## Short problem
Reproduce, exactly and in full, only the lines below from the one containing "What Plotly.js code" through the one containing "const FONT = 'Liberation".

## Data for the task
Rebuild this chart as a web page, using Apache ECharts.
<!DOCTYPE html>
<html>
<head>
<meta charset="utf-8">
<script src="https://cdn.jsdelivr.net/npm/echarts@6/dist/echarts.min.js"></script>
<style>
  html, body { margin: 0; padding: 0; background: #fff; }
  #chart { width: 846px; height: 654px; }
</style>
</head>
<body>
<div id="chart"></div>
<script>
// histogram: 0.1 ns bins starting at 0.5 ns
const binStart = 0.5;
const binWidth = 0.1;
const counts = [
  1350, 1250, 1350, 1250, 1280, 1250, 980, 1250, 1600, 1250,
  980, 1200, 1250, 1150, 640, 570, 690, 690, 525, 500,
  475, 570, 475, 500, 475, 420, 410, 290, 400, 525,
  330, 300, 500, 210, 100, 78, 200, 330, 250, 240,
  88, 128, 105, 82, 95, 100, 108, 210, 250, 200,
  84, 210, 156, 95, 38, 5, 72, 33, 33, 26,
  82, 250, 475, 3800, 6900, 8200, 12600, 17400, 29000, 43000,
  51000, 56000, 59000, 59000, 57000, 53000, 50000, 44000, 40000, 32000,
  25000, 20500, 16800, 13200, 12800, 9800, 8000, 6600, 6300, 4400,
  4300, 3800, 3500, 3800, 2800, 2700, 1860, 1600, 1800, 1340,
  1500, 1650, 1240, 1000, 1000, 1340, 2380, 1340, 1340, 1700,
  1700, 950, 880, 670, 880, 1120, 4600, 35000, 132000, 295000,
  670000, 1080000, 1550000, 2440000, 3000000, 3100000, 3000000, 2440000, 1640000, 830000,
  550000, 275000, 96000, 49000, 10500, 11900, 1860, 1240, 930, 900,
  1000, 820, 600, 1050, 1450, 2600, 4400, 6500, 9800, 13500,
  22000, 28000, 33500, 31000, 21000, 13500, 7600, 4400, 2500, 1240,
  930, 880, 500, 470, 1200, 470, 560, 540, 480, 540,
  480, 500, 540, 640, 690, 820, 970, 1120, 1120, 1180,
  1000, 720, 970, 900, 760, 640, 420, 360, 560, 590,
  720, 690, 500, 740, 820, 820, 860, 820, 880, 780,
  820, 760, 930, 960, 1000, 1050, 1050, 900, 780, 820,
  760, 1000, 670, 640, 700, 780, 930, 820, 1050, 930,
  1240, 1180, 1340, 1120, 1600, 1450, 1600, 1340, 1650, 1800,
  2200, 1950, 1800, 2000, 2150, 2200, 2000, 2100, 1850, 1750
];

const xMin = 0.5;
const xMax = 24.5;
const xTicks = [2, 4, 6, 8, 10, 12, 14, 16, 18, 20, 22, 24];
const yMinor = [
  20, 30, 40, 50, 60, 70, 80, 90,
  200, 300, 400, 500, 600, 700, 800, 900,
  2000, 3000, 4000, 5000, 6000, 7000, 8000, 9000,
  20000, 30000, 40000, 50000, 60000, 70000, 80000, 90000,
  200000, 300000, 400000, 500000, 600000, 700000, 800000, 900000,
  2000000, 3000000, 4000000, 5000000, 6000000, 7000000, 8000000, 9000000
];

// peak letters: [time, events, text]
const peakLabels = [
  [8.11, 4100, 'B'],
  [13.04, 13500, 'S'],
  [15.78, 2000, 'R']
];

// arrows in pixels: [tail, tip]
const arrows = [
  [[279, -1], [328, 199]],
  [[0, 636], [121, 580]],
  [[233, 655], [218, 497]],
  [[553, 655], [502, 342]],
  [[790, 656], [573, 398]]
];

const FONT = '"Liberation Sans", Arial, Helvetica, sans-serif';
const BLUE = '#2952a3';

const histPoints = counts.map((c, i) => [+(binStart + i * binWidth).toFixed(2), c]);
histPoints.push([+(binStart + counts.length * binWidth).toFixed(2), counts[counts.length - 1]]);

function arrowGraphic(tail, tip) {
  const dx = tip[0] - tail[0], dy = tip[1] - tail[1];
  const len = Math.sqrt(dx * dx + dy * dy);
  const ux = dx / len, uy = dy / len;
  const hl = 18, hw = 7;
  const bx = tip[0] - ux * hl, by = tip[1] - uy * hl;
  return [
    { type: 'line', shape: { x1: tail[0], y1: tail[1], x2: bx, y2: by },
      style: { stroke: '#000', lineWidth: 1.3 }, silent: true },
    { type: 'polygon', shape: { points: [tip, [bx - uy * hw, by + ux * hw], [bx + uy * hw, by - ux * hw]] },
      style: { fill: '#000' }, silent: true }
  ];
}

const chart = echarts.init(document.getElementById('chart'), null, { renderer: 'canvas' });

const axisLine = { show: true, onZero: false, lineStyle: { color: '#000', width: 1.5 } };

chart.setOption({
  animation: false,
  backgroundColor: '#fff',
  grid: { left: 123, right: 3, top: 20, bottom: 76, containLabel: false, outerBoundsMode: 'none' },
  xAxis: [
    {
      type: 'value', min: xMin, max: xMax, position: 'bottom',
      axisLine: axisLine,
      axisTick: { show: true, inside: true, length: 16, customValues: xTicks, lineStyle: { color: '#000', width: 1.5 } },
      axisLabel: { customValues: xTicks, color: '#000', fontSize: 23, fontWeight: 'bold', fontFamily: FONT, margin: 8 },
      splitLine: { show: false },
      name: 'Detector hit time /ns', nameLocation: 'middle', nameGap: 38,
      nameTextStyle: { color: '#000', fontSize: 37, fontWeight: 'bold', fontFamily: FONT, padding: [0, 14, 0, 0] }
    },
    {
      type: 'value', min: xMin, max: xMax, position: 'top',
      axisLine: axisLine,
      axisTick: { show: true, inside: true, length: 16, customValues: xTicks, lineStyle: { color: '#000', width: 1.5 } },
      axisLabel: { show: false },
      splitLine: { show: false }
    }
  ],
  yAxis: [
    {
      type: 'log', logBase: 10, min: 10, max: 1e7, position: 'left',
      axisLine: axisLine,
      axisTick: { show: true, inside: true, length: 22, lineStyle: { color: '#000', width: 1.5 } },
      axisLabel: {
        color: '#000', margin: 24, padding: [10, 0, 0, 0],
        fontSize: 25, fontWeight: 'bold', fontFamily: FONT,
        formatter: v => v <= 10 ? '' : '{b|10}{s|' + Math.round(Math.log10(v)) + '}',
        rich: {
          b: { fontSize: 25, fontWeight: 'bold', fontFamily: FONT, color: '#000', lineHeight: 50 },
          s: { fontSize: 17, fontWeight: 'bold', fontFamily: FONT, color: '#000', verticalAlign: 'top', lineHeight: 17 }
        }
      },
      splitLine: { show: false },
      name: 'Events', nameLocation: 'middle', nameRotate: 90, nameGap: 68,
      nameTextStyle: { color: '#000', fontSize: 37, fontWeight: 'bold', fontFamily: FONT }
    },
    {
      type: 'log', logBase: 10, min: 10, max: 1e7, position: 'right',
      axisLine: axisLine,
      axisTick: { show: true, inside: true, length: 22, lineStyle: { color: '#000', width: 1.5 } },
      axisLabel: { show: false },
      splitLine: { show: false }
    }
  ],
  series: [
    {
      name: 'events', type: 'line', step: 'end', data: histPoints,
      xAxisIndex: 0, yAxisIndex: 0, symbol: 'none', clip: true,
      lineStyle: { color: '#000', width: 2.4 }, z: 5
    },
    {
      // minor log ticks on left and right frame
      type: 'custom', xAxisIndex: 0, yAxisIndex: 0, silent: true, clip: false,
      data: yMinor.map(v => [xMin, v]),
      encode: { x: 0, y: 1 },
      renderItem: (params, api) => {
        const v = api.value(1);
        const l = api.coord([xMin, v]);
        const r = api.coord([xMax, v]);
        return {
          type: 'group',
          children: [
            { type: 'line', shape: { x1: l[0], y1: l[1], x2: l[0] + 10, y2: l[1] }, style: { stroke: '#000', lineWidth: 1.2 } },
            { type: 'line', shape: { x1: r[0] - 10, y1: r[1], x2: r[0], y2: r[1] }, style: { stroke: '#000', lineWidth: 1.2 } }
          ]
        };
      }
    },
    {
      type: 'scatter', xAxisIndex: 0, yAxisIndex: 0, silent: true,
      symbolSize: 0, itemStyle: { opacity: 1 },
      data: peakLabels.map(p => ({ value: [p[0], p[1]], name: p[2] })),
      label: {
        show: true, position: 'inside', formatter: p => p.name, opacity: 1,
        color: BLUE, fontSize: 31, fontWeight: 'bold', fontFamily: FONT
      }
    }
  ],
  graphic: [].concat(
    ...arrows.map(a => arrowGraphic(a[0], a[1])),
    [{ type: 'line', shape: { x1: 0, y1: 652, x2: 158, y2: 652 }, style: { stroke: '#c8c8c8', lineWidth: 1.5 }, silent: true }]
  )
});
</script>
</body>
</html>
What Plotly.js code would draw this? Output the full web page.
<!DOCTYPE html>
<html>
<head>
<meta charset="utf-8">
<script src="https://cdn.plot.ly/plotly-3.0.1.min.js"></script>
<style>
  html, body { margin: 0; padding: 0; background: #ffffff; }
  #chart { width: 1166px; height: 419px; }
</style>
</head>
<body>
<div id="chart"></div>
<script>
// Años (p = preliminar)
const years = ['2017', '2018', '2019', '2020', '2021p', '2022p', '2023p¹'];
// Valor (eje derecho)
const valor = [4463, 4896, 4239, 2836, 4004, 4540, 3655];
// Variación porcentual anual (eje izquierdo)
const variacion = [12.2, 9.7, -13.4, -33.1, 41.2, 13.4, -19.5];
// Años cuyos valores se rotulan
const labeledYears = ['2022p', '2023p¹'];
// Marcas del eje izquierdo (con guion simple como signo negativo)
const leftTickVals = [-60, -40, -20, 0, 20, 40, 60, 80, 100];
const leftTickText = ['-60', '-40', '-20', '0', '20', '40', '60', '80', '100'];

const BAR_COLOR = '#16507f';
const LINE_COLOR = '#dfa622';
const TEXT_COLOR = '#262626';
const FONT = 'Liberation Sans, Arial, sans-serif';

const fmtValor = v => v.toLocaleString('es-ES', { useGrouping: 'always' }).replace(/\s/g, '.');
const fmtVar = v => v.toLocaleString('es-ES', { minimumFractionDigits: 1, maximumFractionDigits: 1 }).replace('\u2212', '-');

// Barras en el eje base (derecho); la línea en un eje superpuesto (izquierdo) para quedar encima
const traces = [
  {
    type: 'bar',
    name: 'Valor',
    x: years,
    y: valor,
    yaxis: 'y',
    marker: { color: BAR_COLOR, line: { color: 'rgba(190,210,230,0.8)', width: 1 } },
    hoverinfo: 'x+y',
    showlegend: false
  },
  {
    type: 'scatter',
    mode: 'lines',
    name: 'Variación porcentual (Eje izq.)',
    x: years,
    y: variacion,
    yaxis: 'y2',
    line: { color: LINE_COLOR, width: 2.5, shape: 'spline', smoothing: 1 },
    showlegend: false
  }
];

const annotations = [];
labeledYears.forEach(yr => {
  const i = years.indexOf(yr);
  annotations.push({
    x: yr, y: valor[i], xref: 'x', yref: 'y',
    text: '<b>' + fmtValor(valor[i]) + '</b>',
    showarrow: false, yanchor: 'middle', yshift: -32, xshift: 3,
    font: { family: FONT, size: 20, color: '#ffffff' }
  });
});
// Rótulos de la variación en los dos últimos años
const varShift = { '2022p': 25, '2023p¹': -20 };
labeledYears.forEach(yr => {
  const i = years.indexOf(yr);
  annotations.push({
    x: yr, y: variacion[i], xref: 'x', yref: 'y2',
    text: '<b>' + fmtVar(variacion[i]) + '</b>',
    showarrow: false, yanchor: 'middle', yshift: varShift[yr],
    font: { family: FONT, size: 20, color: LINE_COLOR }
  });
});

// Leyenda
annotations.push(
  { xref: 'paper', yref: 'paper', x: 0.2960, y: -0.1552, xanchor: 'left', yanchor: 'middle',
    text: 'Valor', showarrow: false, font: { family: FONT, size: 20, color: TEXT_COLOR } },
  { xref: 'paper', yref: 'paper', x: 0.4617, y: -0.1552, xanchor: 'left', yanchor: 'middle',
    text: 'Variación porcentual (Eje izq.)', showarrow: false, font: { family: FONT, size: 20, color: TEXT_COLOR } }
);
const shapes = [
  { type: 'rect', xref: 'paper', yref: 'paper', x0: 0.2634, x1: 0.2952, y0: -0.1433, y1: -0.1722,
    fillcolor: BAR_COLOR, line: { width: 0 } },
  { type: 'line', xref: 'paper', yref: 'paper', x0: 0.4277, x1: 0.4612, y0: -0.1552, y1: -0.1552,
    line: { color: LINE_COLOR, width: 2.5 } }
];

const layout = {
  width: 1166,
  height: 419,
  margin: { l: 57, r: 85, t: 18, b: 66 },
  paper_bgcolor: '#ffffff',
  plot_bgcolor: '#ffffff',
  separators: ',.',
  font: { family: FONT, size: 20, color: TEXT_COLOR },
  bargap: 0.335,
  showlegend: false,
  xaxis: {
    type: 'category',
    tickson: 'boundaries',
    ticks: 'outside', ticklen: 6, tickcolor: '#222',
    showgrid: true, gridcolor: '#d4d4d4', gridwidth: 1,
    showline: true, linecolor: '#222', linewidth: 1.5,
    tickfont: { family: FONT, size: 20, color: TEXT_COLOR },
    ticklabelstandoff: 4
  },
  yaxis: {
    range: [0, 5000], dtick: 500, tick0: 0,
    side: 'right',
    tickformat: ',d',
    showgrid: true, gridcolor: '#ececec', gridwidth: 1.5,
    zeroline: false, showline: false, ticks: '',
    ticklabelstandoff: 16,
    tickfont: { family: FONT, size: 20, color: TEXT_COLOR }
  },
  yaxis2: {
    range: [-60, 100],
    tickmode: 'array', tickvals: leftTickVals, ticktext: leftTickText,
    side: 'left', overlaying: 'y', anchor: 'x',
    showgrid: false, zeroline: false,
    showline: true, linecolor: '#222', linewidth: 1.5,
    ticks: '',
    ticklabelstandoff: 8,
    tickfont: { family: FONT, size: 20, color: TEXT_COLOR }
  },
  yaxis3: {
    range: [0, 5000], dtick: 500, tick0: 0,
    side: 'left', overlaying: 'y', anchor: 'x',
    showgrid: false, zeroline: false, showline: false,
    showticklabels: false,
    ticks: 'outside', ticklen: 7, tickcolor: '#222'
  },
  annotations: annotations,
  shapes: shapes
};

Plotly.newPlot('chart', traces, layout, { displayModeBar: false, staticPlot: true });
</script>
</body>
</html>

## Correct output
What Plotly.js code would draw this? Output the full web page.
<!DOCTYPE html>
<html>
<head>
<meta charset="utf-8">
<script src="https://cdn.plot.ly/plotly-3.0.1.min.js"></script>
<style>
  html, body { margin: 0; padding: 0; background: #ffffff; }
  #chart { width: 1166px; height: 419px; }
</style>
</head>
<body>
<div id="chart"></div>
<script>
// Años (p = preliminar)
const years = ['2017', '2018', '2019', '2020', '2021p', '2022p', '2023p¹'];
// Valor (eje derecho)
const valor = [4463, 4896, 4239, 2836, 4004, 4540, 3655];
// Variación porcentual anual (eje izquierdo)
const variacion = [12.2, 9.7, -13.4, -33.1, 41.2, 13.4, -19.5];
// Años cuyos valores se rotulan
const labeledYears = ['2022p', '2023p¹'];
// Marcas del eje izquierdo (con guion simple como signo negativo)
const leftTickVals = [-60, -40, -20, 0, 20, 40, 60, 80, 100];
const leftTickText = ['-60', '-40', '-20', '0', '20', '40', '60', '80', '100'];

const BAR_COLOR = '#16507f';
const LINE_COLOR = '#dfa622';
const TEXT_COLOR = '#262626';
const FONT = 'Liberation Sans, Arial, sans-serif';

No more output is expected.